Omit all pictures. Copy the rest of the material exactly.

════════

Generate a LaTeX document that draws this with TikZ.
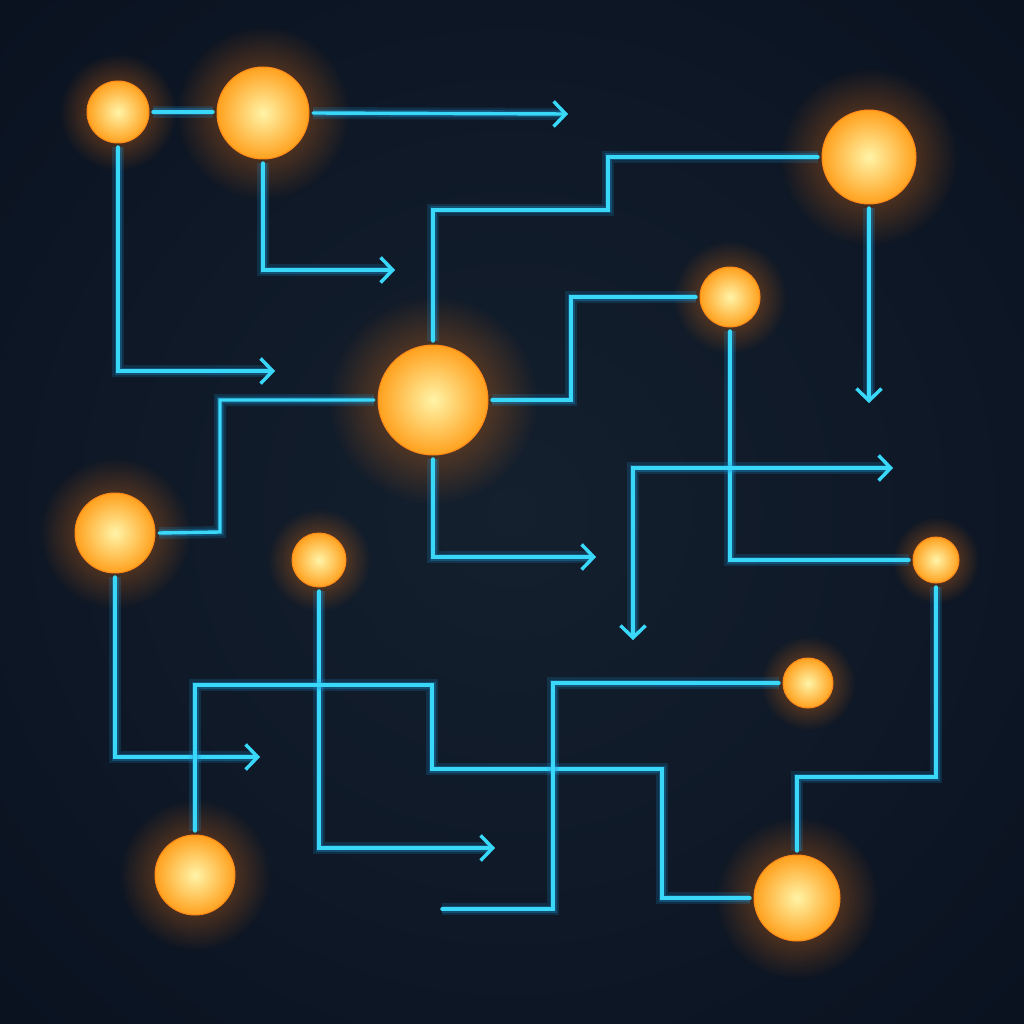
\documentclass[tikz,border=0pt]{standalone}
\usetikzlibrary{arrows.meta,fadings}
\definecolor{bgdark}{HTML}{0A1220}
\definecolor{bgmid}{HTML}{14202E}
\definecolor{wirecol}{HTML}{3AD8F8}
\definecolor{wireglow}{HTML}{1A9AE0}
\definecolor{sunin}{HTML}{FFF4A8}
\definecolor{sunout}{HTML}{FFA11E}
\definecolor{halo}{HTML}{FF7A10}
\tikzfading[name=glowfade, inner color=transparent!25, outer color=transparent!100]
\pgfdeclarelayer{bglayer}
\pgfdeclarelayer{halolayer}
\pgfsetlayers{bglayer,halolayer,main}
\tikzset{
  sun/.style={circle, inner sep=0pt, outer sep=4pt, minimum size=#1,
    shade, inner color=sunin, outer color=sunout, draw=sunout!85!red, line width=1pt},
  wire/.style={draw=wirecol, line width=3.4pt, line cap=round, line join=miter,
    preaction={draw=wireglow, line width=12pt, draw opacity=0.18},
    preaction={draw=wireglow, line width=7pt, draw opacity=0.3}},
  tip/.style={-{Straight Barb[length=12pt, width=25pt, line width=3.4pt]}},
  tips/.style={{Straight Barb[length=12pt, width=25pt, line width=3.4pt]}-{Straight Barb[length=12pt, width=25pt, line width=3.4pt]}},
}
\begin{document}
\begin{tikzpicture}[x=1pt,y=-1pt]
\useasboundingbox (0,0) rectangle (1024,1024);
\begin{pgfonlayer}{bglayer}
  \fill[bgdark] (0,0) rectangle (1024,1024);
  \shade[inner color=bgmid, outer color=bgdark] (-200,-200) rectangle (1224,1224);
\end{pgfonlayer}
% nodes
\node[sun=62pt] (n1) at (118,112) {};
\node[sun=92pt] (n2) at (263,113) {};
\node[sun=94pt] (n3) at (869,157) {};
\node[sun=60pt] (n4) at (730,297) {};
\node[sun=110pt] (n5) at (433,400) {};
\node[sun=80pt] (n6) at (115,533) {};
\node[sun=54pt] (n7) at (319,560) {};
\node[sun=46pt] (n8) at (936,560) {};
\node[sun=50pt] (n9) at (808,683) {};
\node[sun=80pt] (n10) at (195,875) {};
\node[sun=86pt] (n11) at (797,898) {};
\begin{pgfonlayer}{halolayer}
\foreach \n/\r in {n1/31,n2/46,n3/47,n4/30,n5/55,n6/40,n7/27,n8/23,n9/25,n10/40,n11/43}{
  \fill[halo, path fading=glowfade, fill opacity=0.7] (\n.center) circle ({\r*1.9});
}
\end{pgfonlayer}
% free ends
\coordinate (a1) at (568,114);
\coordinate (a2) at (275,371);
\coordinate (a3) at (395,270);
\coordinate (a4) at (869,403);
\coordinate (a5) at (596,557);
\coordinate (a6) at (633,640);
\coordinate (a7) at (893,468);
\coordinate (a8) at (260,757);
\coordinate (a9) at (495,848);
\coordinate (a10) at (442,909);
% connectors
\draw[wire] (n1.east) -- (n1.east -| n2.west);
\draw[wire,tip] (n2.east) -- (a1);
\draw[wire,tip] (n1.south) |- (a2);
\draw[wire,tip] (n2.south) |- (a3);
\draw[wire] (n3.west) -| (608,210) -| (n5.north);
\draw[wire,tip] (n3.south) -- (a4);
\draw[wire] (n4.west) -| (571,400) -- (n5.east);
\draw[wire] (n4.south) |- (n8.west);
\draw[wire] (n5.west) -| (220,532) -- (n6.east);
\draw[wire,tip] (n5.south) |- (a5);
\draw[wire,tips] (a6) |- (a7);
\draw[wire,tip] (n6.south) |- (a8);
\draw[wire,tip] (n7.south) |- (a9);
\draw[wire] (n10.north) |- (432,685) |- (662,769) |- (n11.west);
\draw[wire] (n9.west) -| (553,909) -- (a10);
\draw[wire] (n8.south) |- (797,777) -- (n11.north);
\end{tikzpicture}
\end{document}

════════

— Problem solution —
Generate a LaTeX document that draws this with TikZ.
\documentclass[tikz,border=0pt]{standalone}
\usetikzlibrary{arrows.meta,fadings}
\definecolor{bgdark}{HTML}{0A1220}
\definecolor{bgmid}{HTML}{14202E}
\definecolor{wirecol}{HTML}{3AD8F8}
\definecolor{wireglow}{HTML}{1A9AE0}
\definecolor{sunin}{HTML}{FFF4A8}
\definecolor{sunout}{HTML}{FFA11E}
\definecolor{halo}{HTML}{FF7A10}
\tikzfading[name=glowfade, inner color=transparent!25, outer color=transparent!100]
\pgfdeclarelayer{bglayer}
\pgfdeclarelayer{halolayer}
\pgfsetlayers{bglayer,halolayer,main}
\tikzset{
  sun/.style={circle, inner sep=0pt, outer sep=4pt, minimum size=#1,
    shade, inner color=sunin, outer color=sunout, draw=sunout!85!red, line width=1pt},
  wire/.style={draw=wirecol, line width=3.4pt, line cap=round, line join=miter,
    preaction={draw=wireglow, line width=12pt, draw opacity=0.18},
    preaction={draw=wireglow, line width=7pt, draw opacity=0.3}},
  tip/.style={-{Straight Barb[length=12pt, width=25pt, line width=3.4pt]}},
  tips/.style={{Straight Barb[length=12pt, width=25pt, line width=3.4pt]}-{Straight Barb[length=12pt, width=25pt, line width=3.4pt]}},
}
\begin{document}
\begin{tikzpicture}[x=1pt,y=-1pt]
\useasboundingbox (0,0) rectangle (1024,1024);
\begin{pgfonlayer}{bglayer}
  \fill[bgdark] (0,0) rectangle (1024,1024);
  \shade[inner color=bgmid, outer color=bgdark] (-200,-200) rectangle (1224,1224);
\end{pgfonlayer}
% nodes
\node[sun=62pt] (n1) at (118,112) {};
\node[sun=92pt] (n2) at (263,113) {};
\node[sun=94pt] (n3) at (869,157) {};
\node[sun=60pt] (n4) at (730,297) {};
\node[sun=110pt] (n5) at (433,400) {};
\node[sun=80pt] (n6) at (115,533) {};
\node[sun=54pt] (n7) at (319,560) {};
\node[sun=46pt] (n8) at (936,560) {};
\node[sun=50pt] (n9) at (808,683) {};
\node[sun=80pt] (n10) at (195,875) {};
\node[sun=86pt] (n11) at (797,898) {};
\begin{pgfonlayer}{halolayer}
\foreach \n/\r in {n1/31,n2/46,n3/47,n4/30,n5/55,n6/40,n7/27,n8/23,n9/25,n10/40,n11/43}{
  \fill[halo, path fading=glowfade, fill opacity=0.7] (\n.center) circle ({\r*1.9});
}
\end{pgfonlayer}
% free ends
\coordinate (a1) at (568,114);
\coordinate (a2) at (275,371);
\coordinate (a3) at (395,270);
\coordinate (a4) at (869,403);
\coordinate (a5) at (596,557);
\coordinate (a6) at (633,640);
\coordinate (a7) at (893,468);
\coordinate (a8) at (260,757);
\coordinate (a9) at (495,848);
\coordinate (a10) at (442,909);
% connectors
\draw[wire] (n1.east) -- (n1.east -| n2.west);
\draw[wire,tip] (n2.east) -- (a1);
\draw[wire,tip] (n1.south) |- (a2);
\draw[wire,tip] (n2.south) |- (a3);
\draw[wire] (n3.west) -| (608,210) -| (n5.north);
\draw[wire,tip] (n3.south) -- (a4);
\draw[wire] (n4.west) -| (571,400) -- (n5.east);
\draw[wire] (n4.south) |- (n8.west);
\draw[wire] (n5.west) -| (220,532) -- (n6.east);
\draw[wire,tip] (n5.south) |- (a5);
\draw[wire,tips] (a6) |- (a7);
\draw[wire,tip] (n6.south) |- (a8);
\draw[wire,tip] (n7.south) |- (a9);
\draw[wire] (n10.north) |- (432,685) |- (662,769) |- (n11.west);
\draw[wire] (n9.west) -| (553,909) -- (a10);
\draw[wire] (n8.south) |- (797,777) -- (n11.north);
\end{tikzpicture}
\end{document}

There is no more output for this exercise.